Consistency in the early stages pays off as your data operation grows. Small companies often have dozens of regular data exchanges. One-off custom solutions don’t hold up even at that scale. With hundreds or thousands of exchanges, ad hoc approaches become unsustainable, agility collapses, and risk goes hyperbolic. FlightPath’s project-per-partner model, based on pre-built patterns, and shared assets, is designed specifically to make consistency the path of least resistance.
Capture Metadata at Every Step
Data in applications, analytics, or data products is ultimately used by subject matter experts who are far downstream from where the data was acquired. When something looks wrong, tracing the lineage back to a file can be extraordinarily difficult, unless metadata shows a clear path from arrival to publication.
FlightPath generates traceable metadata automatically on every run. Every file version, every validation result, every run outcome is recorded, queryable, and pushed to performance management systems through open standards.
Identify Data Durably and Traceably
Transactional tabular data is notorious for being restated, resubmitted, rerun, or quietly changed in place. Each silent modification erodes the trustability and explainability of everything derived from it. Every touch raises costs dramatically.
Instead, data should be registered into an immutable staging area the moment it arrives — with a fingerprint, a version, and a clear link to its origin. Think of it as a birth certificate, social security number, and home address for the data. FlightPath does this automatically when a file is registered.
Be Immutable From Start to Finish
Immutability and idempotence are the twin foundations of reliable DataOps. An immutable system takes a copy-on-write approach: every new version of a file is distinct, with metadata linking it to its ancestors. Files are never changed in place. Instead, versions roll forward, maintaining easy look-back.
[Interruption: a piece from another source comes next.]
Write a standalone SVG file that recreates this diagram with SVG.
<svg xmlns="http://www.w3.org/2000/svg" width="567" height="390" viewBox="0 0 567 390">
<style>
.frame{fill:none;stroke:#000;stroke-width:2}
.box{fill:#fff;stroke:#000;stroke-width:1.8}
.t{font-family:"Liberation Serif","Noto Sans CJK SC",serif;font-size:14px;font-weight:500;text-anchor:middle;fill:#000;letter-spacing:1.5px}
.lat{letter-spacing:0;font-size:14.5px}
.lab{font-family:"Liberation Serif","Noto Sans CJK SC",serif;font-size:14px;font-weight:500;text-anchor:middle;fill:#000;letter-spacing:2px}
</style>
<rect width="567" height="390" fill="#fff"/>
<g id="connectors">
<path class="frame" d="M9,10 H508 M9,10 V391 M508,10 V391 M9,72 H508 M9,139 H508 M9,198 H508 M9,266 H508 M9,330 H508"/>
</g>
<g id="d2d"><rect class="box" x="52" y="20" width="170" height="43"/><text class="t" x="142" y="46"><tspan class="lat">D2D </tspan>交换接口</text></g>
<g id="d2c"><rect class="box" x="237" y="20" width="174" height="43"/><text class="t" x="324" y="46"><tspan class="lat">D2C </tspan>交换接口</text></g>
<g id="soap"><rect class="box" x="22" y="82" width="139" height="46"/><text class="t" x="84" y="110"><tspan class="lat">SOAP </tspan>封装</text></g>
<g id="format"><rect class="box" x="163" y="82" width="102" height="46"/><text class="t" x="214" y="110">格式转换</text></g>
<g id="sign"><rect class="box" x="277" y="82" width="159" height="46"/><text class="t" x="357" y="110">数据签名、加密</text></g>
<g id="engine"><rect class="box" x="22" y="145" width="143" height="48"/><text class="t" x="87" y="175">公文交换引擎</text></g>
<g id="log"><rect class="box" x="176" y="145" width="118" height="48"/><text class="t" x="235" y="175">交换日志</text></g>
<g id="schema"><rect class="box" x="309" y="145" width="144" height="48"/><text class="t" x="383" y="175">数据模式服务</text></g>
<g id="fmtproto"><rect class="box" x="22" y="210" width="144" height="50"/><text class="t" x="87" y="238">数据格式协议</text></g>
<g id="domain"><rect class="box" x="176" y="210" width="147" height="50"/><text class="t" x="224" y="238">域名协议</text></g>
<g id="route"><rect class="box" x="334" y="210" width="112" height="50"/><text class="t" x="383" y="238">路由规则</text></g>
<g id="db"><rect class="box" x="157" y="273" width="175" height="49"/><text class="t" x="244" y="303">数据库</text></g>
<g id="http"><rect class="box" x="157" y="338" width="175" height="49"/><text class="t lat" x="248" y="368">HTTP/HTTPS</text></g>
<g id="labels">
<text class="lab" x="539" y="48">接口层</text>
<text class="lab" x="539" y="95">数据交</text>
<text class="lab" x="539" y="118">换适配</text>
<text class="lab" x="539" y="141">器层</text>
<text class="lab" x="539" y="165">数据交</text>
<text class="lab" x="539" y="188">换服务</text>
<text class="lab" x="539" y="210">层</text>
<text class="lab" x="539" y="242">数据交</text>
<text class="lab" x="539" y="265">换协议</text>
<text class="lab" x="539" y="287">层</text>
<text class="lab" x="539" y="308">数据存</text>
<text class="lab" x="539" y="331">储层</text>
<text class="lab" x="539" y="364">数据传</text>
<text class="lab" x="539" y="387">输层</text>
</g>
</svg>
The cost of storage is far lower than the cost of confusion. And immutable data enables idempotent processing: given the same input, every run produces exactly the same output. FlightPath is built on this principle throughout. When something is not right, you can reproduce it exactly and understand why.
Be Declarative and Purpose-Built
General-purpose tools and programming languages have few guardrails for data preboarding. Since preboarding happens regardless of what you call it or how you approach it, using tools that don’t specifically support it means building the infrastructure yourself. Without opinionated guidance, ad hoc solutions with high variability inevitably follow.
CsvPath Language is declarative and purpose-built for preboarding: you describe what valid data looks like, and FlightPath handles the how. That’s a fundamentally different posture from writing procedural code in a general-purpose language, and it’s why FlightPath projects stay consistent and manageable as the number of data partners grows.
AI Changes the Preboarding Equation
Most AI-for-data-quality tools are built for ambiguity. They attempt to adapt to data that shifts unpredictably. In most cases, preboarding is different. The data contract is known upfront. Trading partners are exchanging money. They know what they bought and sold. Formats, fields, business rules, partner commitments are specified. That shifts the AI opportunity from reactive adjustment to deliberate business process acceleration by eliminating manual checks.
FlightPath’s AI assistant helps developers translate contractual business requirements directly into validation logic, explain existing scripts, generate test data with detailed conditions, and refactor as requirements evolve. The result is a shorter path from data partnership agreement to production deployment — and a stronger, more measurable cost savings signal in a context where the requirements are high-risk, high-value, and transparent.
Most tools measure success by how fast a new partner goes live. FlightPath measures it by how rarely anyone has to intervene over the long term. Its focus is on removing human judgment, manual processing, and the inevitable firefighting that rolls upstream. It does that by applying AI within a deterministic framework that enables automation with precision.
Stop asking humans to review computers’ work. Focus more on lowering the open-ended cost of operations, not only point-in-time trading partner onboarding.
Learn more about FlightPath AI →
Take the Time to Get It Right
For many companies, receiving a partner’s data starts as a small, manageable effort. But as the organization grows, the challenge of high-quality data intake compounds. What starts as a handful of feeds becomes dozens, then hundreds. Shortcuts that worked at first become the source of the next data crisis.
A purpose-built preboarding infrastructure — FlightPath Data for development and FlightPath Server for production — is what makes the difference between lurching from incident to incident and having a data operation you can explain, defend, and rely on.